'''

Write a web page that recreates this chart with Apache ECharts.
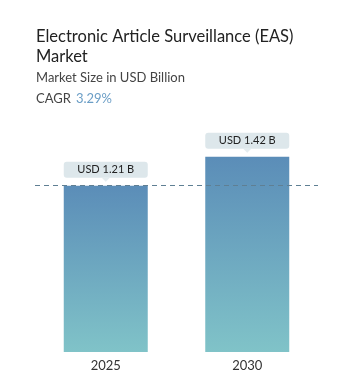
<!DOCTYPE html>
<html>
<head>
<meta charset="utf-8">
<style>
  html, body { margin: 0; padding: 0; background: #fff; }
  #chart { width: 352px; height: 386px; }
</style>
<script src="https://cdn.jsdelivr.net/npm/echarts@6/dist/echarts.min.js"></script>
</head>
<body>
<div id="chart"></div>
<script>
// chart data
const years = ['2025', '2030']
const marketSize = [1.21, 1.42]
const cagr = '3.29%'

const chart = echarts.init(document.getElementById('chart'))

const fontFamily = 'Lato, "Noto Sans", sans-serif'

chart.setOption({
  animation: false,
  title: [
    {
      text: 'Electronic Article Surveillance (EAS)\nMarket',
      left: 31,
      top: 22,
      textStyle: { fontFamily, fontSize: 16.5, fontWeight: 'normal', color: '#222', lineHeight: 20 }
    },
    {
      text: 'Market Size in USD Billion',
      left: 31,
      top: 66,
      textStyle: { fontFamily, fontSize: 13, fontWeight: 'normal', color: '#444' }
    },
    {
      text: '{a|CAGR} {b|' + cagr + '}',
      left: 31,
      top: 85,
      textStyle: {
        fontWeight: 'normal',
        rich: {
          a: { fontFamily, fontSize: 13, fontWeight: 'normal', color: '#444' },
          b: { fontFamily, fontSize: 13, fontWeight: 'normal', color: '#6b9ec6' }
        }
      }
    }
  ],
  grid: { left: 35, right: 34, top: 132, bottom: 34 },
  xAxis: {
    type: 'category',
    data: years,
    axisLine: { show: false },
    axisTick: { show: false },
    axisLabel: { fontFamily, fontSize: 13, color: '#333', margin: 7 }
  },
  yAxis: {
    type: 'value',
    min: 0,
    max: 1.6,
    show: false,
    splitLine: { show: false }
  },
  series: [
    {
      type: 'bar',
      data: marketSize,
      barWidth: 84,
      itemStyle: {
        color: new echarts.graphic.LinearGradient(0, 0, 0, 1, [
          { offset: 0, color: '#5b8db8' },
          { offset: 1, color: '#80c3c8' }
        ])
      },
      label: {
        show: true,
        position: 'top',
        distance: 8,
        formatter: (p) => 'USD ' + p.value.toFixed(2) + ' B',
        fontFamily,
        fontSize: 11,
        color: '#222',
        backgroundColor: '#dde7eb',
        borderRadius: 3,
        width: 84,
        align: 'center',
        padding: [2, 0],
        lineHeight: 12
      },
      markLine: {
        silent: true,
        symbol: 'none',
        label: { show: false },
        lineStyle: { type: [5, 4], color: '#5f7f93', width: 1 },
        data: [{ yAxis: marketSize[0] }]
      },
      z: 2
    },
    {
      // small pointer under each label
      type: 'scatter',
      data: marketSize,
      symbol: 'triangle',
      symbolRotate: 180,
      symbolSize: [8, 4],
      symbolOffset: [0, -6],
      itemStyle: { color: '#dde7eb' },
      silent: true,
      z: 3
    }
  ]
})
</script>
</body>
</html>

'''

# Requirement
Print out the material word for word, omitting the pictures.

# Result of this exercise
Write a web page that recreates this chart with Apache ECharts.
<!DOCTYPE html>
<html>
<head>
<meta charset="utf-8">
<style>
  html, body { margin: 0; padding: 0; background: #fff; }
  #chart { width: 352px; height: 386px; }
</style>
<script src="https://cdn.jsdelivr.net/npm/echarts@6/dist/echarts.min.js"></script>
</head>
<body>
<div id="chart"></div>
<script>
// chart data
const years = ['2025', '2030']
const marketSize = [1.21, 1.42]
const cagr = '3.29%'

const chart = echarts.init(document.getElementById('chart'))

const fontFamily = 'Lato, "Noto Sans", sans-serif'

chart.setOption({
  animation: false,
  title: [
    {
      text: 'Electronic Article Surveillance (EAS)\nMarket',
      left: 31,
      top: 22,
      textStyle: { fontFamily, fontSize: 16.5, fontWeight: 'normal', color: '#222', lineHeight: 20 }
    },
    {
      text: 'Market Size in USD Billion',
      left: 31,
      top: 66,
      textStyle: { fontFamily, fontSize: 13, fontWeight: 'normal', color: '#444' }
    },
    {
      text: '{a|CAGR} {b|' + cagr + '}',
      left: 31,
      top: 85,
      textStyle: {
        fontWeight: 'normal',
        rich: {
          a: { fontFamily, fontSize: 13, fontWeight: 'normal', color: '#444' },
          b: { fontFamily, fontSize: 13, fontWeight: 'normal', color: '#6b9ec6' }
        }
      }
    }
  ],
  grid: { left: 35, right: 34, top: 132, bottom: 34 },
  xAxis: {
    type: 'category',
    data: years,
    axisLine: { show: false },
    axisTick: { show: false },
    axisLabel: { fontFamily, fontSize: 13, color: '#333', margin: 7 }
  },
  yAxis: {
    type: 'value',
    min: 0,
    max: 1.6,
    show: false,
    splitLine: { show: false }
  },
  series: [
    {
      type: 'bar',
      data: marketSize,
      barWidth: 84,
      itemStyle: {
        color: new echarts.graphic.LinearGradient(0, 0, 0, 1, [
          { offset: 0, color: '#5b8db8' },
          { offset: 1, color: '#80c3c8' }
        ])
      },
      label: {
        show: true,
        position: 'top',
        distance: 8,
        formatter: (p) => 'USD ' + p.value.toFixed(2) + ' B',
        fontFamily,
        fontSize: 11,
        color: '#222',
        backgroundColor: '#dde7eb',
        borderRadius: 3,
        width: 84,
        align: 'center',
        padding: [2, 0],
        lineHeight: 12
      },
      markLine: {
        silent: true,
        symbol: 'none',
        label: { show: false },
        lineStyle: { type: [5, 4], color: '#5f7f93', width: 1 },
        data: [{ yAxis: marketSize[0] }]
      },
      z: 2
    },
    {
      // small pointer under each label
      type: 'scatter',
      data: marketSize,
      symbol: 'triangle',
      symbolRotate: 180,
      symbolSize: [8, 4],
      symbolOffset: [0, -6],
      itemStyle: { color: '#dde7eb' },
      silent: true,
      z: 3
    }
  ]
})
</script>
</body>
</html>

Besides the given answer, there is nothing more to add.